Mediahub’s ‘carbon-killing algo’ claims to solve attention-value paradox
Erfan Djazmi said Mediahub's ARC algorithm could massively reduce carbon emissions when applied at scale

IPG Mediabrands agency Mediahub is rolling out a bespoke algorithm that it claims enables advertisers to optimise media-buying for more audience attention and lower-carbon formats at the same time.

Dubbed “Attentive Reach and Composition” (ARC), Mediahub’s automated attention optimiser promises to find an ideal trade-off point between two conflicting online media-buying challenges set by advertisers: maximise audience attention (which usually means investing in expensive and carbon-intensive formats like video), and reducing a campaign’s carbon footprint (which increases the risk of using less effective formats).

This means that ARC cuts the long-tail of ads that are not seen for long enough to drive impact. When optimising for attention, the usual outcome is a reduction of 10-15% in impressions. However, attention-optimised impressions tend to correlate with better brand and business outcomes.

According to data from Lumen Research, Mediahub, and GoodLoop’s carbon calculator, implementing this approach in the UK digital industry in 2022 would have reduced carbon emissions by 4.8 million tonnes, based on a digital marketing ecosystem amounting to £25bn annual investment. This is equivalent to removing all plastic bags (3 billion) from UK circulation each year.
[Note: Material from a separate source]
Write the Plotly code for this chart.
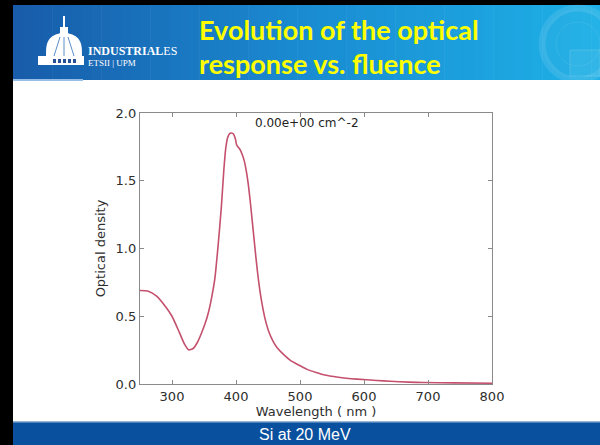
import math
import plotly.graph_objects as go

# ---------------- data ----------------
wavelength = [250, 263, 276, 290, 300, 312, 320, 326, 333, 340, 346, 352, 357, 362, 367,
              372, 377, 381, 384, 387, 390, 393, 396, 399, 401, 404, 407, 410, 413, 416,
              419, 422, 425, 428, 431, 434, 437, 440, 445, 451, 458, 464, 475, 485, 498,
              511, 525, 537, 560, 589, 620, 641, 670, 693, 740, 800]
optical_density = [0.69, 0.685, 0.648, 0.57, 0.50, 0.375, 0.29, 0.252, 0.262, 0.31, 0.375, 0.45,
                   0.53, 0.64, 0.78, 1.02, 1.30, 1.58, 1.74, 1.82, 1.848, 1.852, 1.845, 1.81,
                   1.765, 1.745, 1.725, 1.69, 1.645, 1.575, 1.48, 1.36, 1.22, 1.08, 0.94,
                   0.81, 0.70, 0.61, 0.49, 0.39, 0.315, 0.27, 0.215, 0.175, 0.14,
                   0.108, 0.085, 0.068, 0.05, 0.036, 0.026, 0.02, 0.014, 0.011, 0.008, 0.006]
x_ticks = [300, 400, 500, 600, 700, 800]
y_ticks = [0.0, 0.5, 1.0, 1.5, 2.0]
y_tick_labels = ["0.0", "0.5", "1.0", "1.5", "2.0"]
fluence_label = "0.00e+00 cm^-2"
title_lines = ["Evolution of the optical", "response vs. fluence"]
footer_text = "Si at 20 MeV"

# ---------------- layout geometry ----------------
W, H = 600, 445
L, R, T, B = 140, 108, 113, 61
PW, PH = W - L - R, H - T - B


def X(px):
    return (px - L) / PW


def Y(py):
    return (H - B - py) / PH


fig = go.Figure()
fig.add_trace(go.Scatter(x=wavelength, y=optical_density, mode="lines",
                         line=dict(color="#c4506e", width=1.6, shape="spline", smoothing=0.6),
                         hoverinfo="skip", showlegend=False))

shapes = []


def rect(x0, y0, x1, y1, color, layer="below", line_color=None, lw=0):
    shapes.append(dict(type="rect", xref="paper", yref="paper",
                       x0=X(x0), x1=X(x1), y0=Y(y1), y1=Y(y0),
                       fillcolor=color, line=dict(width=lw, color=line_color or color),
                       layer=layer))


def lerp(c0, c1, t):
    return "rgb(%d,%d,%d)" % tuple(round(a + (b - a) * t) for a, b in zip(c0, c1))


# white slide body (paper background is black -> frame top and left)
rect(13, 5, 601, 446, "white")

# header gradient
c_left, c_mid, c_right = (24, 92, 170), (26, 140, 210), (30, 176, 230)
n = 60
x_start, x_end = 13, 601
for i in range(n):
    xa = x_start + (x_end - x_start) * i / n
    xb = x_start + (x_end - x_start) * (i + 1) / n + 0.6
    t = i / (n - 1)
    col = lerp(c_left, c_mid, t * 2) if t < 0.5 else lerp(c_mid, c_right, (t - 0.5) * 2)
    rect(xa, 5, xb, 80, col)
# thin light strip at header bottom-left
rect(13, 79, 83, 81, "rgb(150,190,230)")
# footer bar
rect(13, 422, 601, 446, "rgb(9,80,158)")
rect(13, 421, 601, 422.5, "rgb(150,180,215)")

# seal (faint)
shapes.append(dict(type="circle", xref="paper", yref="paper",
                   x0=X(542), x1=X(614), y0=Y(80), y1=Y(8),
                   line=dict(color="rgba(255,255,255,0.10)", width=7),
                   fillcolor="rgba(255,255,255,0.03)", layer="below"))
shapes.append(dict(type="circle", xref="paper", yref="paper",
                   x0=X(556), x1=X(600), y0=Y(66), y1=Y(22),
                   line=dict(color="rgba(255,255,255,0.08)", width=1),
                   fillcolor="rgba(255,255,255,0.0)", layer="below"))
rect(570, 50, 600, 76, "rgba(255,255,255,0.06)", line_color="rgba(255,255,255,0.15)", lw=1)


def path(points):
    return "M " + " L ".join("%f,%f" % (X(a), Y(b)) for a, b in points) + " Z"


# dome logo
dome_pts = []
cx, base_y, rx, ry = 64, 57, 18, 24
for k in range(0, 41):
    ang = math.pi * k / 40
    dome_pts.append((cx - rx * math.cos(ang), base_y - ry * math.sin(ang) ** 0.55))
shapes.append(dict(type="path", xref="paper", yref="paper", path=path(dome_pts),
                   fillcolor="white", line=dict(width=0), layer="below"))
rect(60, 27, 68, 35, "white")
rect(63, 16, 65, 27, "white")
rect(38, 56, 84, 65, "white")
for wx in (53, 58, 63, 68, 73):
    rect(wx, 59, wx + 3, 63, "rgb(40,80,150)")
for rib in (54, 64, 74):
    shapes.append(dict(type="line", xref="paper", yref="paper",
                       x0=X(rib), x1=X(cx + (rib - cx) * 0.4), y0=Y(56), y1=Y(37),
                       line=dict(color="rgb(90,140,200)", width=1), layer="below"))

annotations = [
    dict(x=X(197), y=Y(29), xref="paper", yref="paper", xanchor="left", yanchor="middle",
         text="<b>%s</b>" % title_lines[0], showarrow=False,
         font=dict(family="Lato", size=27, color="#ffff00")),
    dict(x=X(197), y=Y(63), xref="paper", yref="paper", xanchor="left", yanchor="middle",
         text="<b>%s</b>" % title_lines[1], showarrow=False,
         font=dict(family="Lato", size=27, color="#ffff00")),
    dict(x=X(86), y=Y(51), xref="paper", yref="paper", xanchor="left", yanchor="middle",
         text="<b>INDUSTRIAL</b>ES", showarrow=False,
         font=dict(family="Liberation Serif", size=12, color="white")),
    dict(x=X(86), y=Y(63), xref="paper", yref="paper", xanchor="left", yanchor="middle",
         text="ETSII | UPM", showarrow=False,
         font=dict(family="Liberation Serif", size=9, color="white")),
    dict(x=X(305), y=Y(434), xref="paper", yref="paper", xanchor="center", yanchor="middle",
         text=footer_text, showarrow=False,
         font=dict(family="Liberation Sans", size=16, color="white")),
    dict(x=X(307), y=Y(123), xref="paper", yref="paper", xanchor="center", yanchor="middle",
         text=fluence_label, showarrow=False,
         font=dict(family="DejaVu Sans", size=12, color="#222")),
]

axis_common = dict(showline=True, linecolor="#8a8a8a", linewidth=1.4, mirror="ticks",
                   ticks="inside", ticklen=4, tickcolor="#8a8a8a", showgrid=False,
                   zeroline=False, tickfont=dict(family="DejaVu Sans", size=13, color="#2e2e2e"))

fig.update_layout(
    width=W, height=H, margin=dict(l=L, r=R, t=T, b=B),
    paper_bgcolor="black", plot_bgcolor="white",
    shapes=shapes, annotations=annotations,
    xaxis=dict(range=[250, 800], tickvals=x_ticks, **axis_common,
               title=dict(text="Wavelength ( nm )", standoff=0,
                          font=dict(family="DejaVu Sans", size=13, color="#2e2e2e"))),
    yaxis=dict(range=[0, 2.0], tickvals=y_ticks, ticktext=y_tick_labels, **axis_common,
               title=dict(text="Optical density", standoff=6,
                          font=dict(family="DejaVu Sans", size=13, color="#2e2e2e"))),
)

fig.write_html("out.html", config={"displayModeBar": False},
               post_script="document.body.style.margin='0';document.body.style.overflow='hidden';")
“The digital ecosystem is a cesspit of ad and content clutter,” Erfan Djazmi, EMEA chief digital officer at Mediahub told The Media Leader. “Advertisers struggle to make programmatic work due to legacy publisher ad models built on dated metrics such as reach and viewability, for instance. Rather than wait for publishers to evolve their ad experiences, we hired software and data engineers to program our own algos, using Lumen eye tracking data.”

Media grabs attention but creative keeps attention

Mediahub’s team of developers connect Scope 3, Lumen attention data and DSP data with the use of a customised Python computer-programming script, which allows them to define a multi-factor bid across addressable media. This bid, the agency says, maximises attention while reducing carbon emissions, all while retaining an efficient bid price — activated in real-time through custom bidding algorithms — that correlates well to an advertiser’s brand and sales outcomes.
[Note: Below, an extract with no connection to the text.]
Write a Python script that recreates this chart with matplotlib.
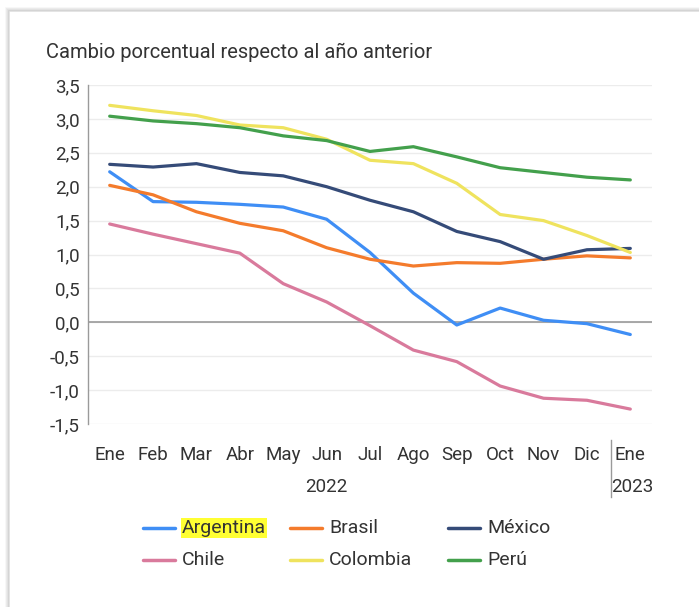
import matplotlib.pyplot as plt
from matplotlib.patches import Rectangle
from matplotlib.lines import Line2D

plt.rcParams['font.family'] = ['Roboto', 'DejaVu Sans']

months = ["Ene", "Feb", "Mar", "Abr", "May", "Jun", "Jul", "Ago", "Sep", "Oct", "Nov", "Dic", "Ene"]
countries = ["Argentina", "Brasil", "México", "Chile", "Colombia", "Perú"]
colors = ["#3f8ef5", "#f47b2c", "#354b78", "#d97a9c", "#efe35e", "#43a04c"]

argentina = [2.22, 1.78, 1.77, 1.74, 1.70, 1.52, 1.03, 0.43, -0.04, 0.21, 0.03, -0.02, -0.18]
brasil = [2.02, 1.88, 1.63, 1.46, 1.35, 1.10, 0.93, 0.83, 0.88, 0.87, 0.93, 0.98, 0.95]
mexico = [2.33, 2.29, 2.34, 2.21, 2.16, 2.00, 1.80, 1.63, 1.34, 1.19, 0.93, 1.07, 1.09]
chile = [1.45, 1.30, 1.16, 1.02, 0.57, 0.30, -0.05, -0.41, -0.58, -0.94, -1.12, -1.15, -1.28]
colombia = [3.20, 3.12, 3.05, 2.91, 2.87, 2.70, 2.39, 2.34, 2.05, 1.59, 1.50, 1.28, 1.03]
peru = [3.04, 2.97, 2.93, 2.87, 2.75, 2.68, 2.52, 2.59, 2.44, 2.28, 2.21, 2.14, 2.10]
series = [argentina, brasil, mexico, chile, colombia, peru]

yticks = [3.5, 3.0, 2.5, 2.0, 1.5, 1.0, 0.5, 0.0, -0.5, -1.0, -1.5]

W, H = 699, 607
fig = plt.figure(figsize=(W / 100, H / 100), dpi=100)

# card with soft shadow
for i, a in enumerate([0.05, 0.08, 0.12, 0.18]):
    off = 4 - i
    fig.patches.append(Rectangle(((10 - off) / W, -0.1), 2, 1 - (12 - off) / H + 0.1,
                                 transform=fig.transFigure, facecolor="none",
                                 edgecolor=(0.3, 0.3, 0.3, a), lw=1.2, zorder=-5))
fig.patches.append(Rectangle((11 / W, -0.1), 2, 1 - 13 / H + 0.1, transform=fig.transFigure,
                             facecolor="white", edgecolor="none", zorder=-4))

left, right, top, bottom = 88, 652, 85, 424
ax = fig.add_axes([left / W, 1 - bottom / H, (right - left) / W, (bottom - top) / H])
ax.set_facecolor("none")
ax.set_zorder(2)

fs = 13.5
x = list(range(len(months)))
for s, c in zip(series, colors):
    ax.plot(x, s, color=c, lw=2.3, solid_capstyle="round", zorder=3)

ax.set_xlim(-0.5, 12.5)
ax.set_ylim(-1.5, 3.5)
ax.set_yticks(yticks)
ax.set_yticklabels([f"{v:.1f}".replace(".", ",") for v in yticks], fontsize=fs, color="#333333")
ax.set_xticks(x)
ax.set_xticklabels(months, fontsize=fs, color="#333333")
ax.tick_params(axis="y", length=0, pad=6)
ax.tick_params(axis="x", length=0, pad=16)
ax.grid(axis="y", color="#ececec", lw=1)
ax.axhline(0, color="#9a9a9a", lw=1.2, zorder=2)
for sp in ["top", "right", "bottom"]:
    ax.spines[sp].set_visible(False)
ax.spines["left"].set_color("#9a9a9a")
ax.spines["left"].set_linewidth(1)

ax.text(5, -2.43, "2022", ha="center", va="center", fontsize=fs, color="#333333",
        transform=ax.transData, clip_on=False)
ax.text(12.05, -2.43, "2023", ha="center", va="center", fontsize=fs, color="#333333",
        transform=ax.transData, clip_on=False)
ax.add_line(Line2D([11.55, 11.55], [-1.73, -2.58], color="#9a9a9a", lw=1, clip_on=False))

fig.text(46 / W, 1 - 52 / H, "Cambio porcentual respecto al año anterior", fontsize=14.5,
         color="#333333", va="center", ha="left")

# legend placed by hand: 3 columns, 2 rows
col_x = [143, 290, 448]
row_y = [528, 560]
for k, (name, c) in enumerate(zip(countries, colors)):
    cx = col_x[k % 3]
    ry = row_y[k // 3]
    fig.add_artist(Line2D([cx / W, (cx + 32) / W], [1 - ry / H, 1 - ry / H], color=c, lw=2.5,
                          solid_capstyle="round"))
    t = fig.text((cx + 39) / W, 1 - ry / H, name, fontsize=14, color="#333333",
                 va="center", ha="left")
    if name == "Argentina":
        t.set_bbox(dict(facecolor="#ffff33", edgecolor="none", pad=0.5))

fig.savefig("out.png", dpi=100)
The risk of this approach, however, is that an advertiser using this tool may lose out on advertising on high-impact formats if they are deemed “sub-optimal” in terms of maximising attention and reducing carbon footprint.

To prevent this, Mediahub has also created a partner marketplace that trades solely on attention by setting a minimum threshold of attentive seconds at a fixed price, while still maintaining volume and price controls. The marketplace (a cluster of publishers and media owners) is described as an “outcomes-based trading model” that uses the Lumen APM (Attentive seconds per thousand impressions) metric instead of traditional volume-based cost-per-thousand trading models.

The algorithm has been successful in reducing cost-per-brand lift by 75%, Djazmi said.

He added: “If you optimise blindly to attention only your ‘brand affect’ goes up but you’re paying for more expensive inventory. If you don’t control price, you’re cost-per-brand lift doesn’t pay back with attention and it becomes cheaper to go with a viewability floor. That’s why we’ve ring-fenced the [display video] inventory to a sub segment of inventory that is seen with an efficient bid price.”

Data and software engineers based in Mediahub’s London office have been piping in scripts and algorithms that the agency is now activating in different markets for its advertiser clients, such as Arla in Australia, and Pinterest in Europe.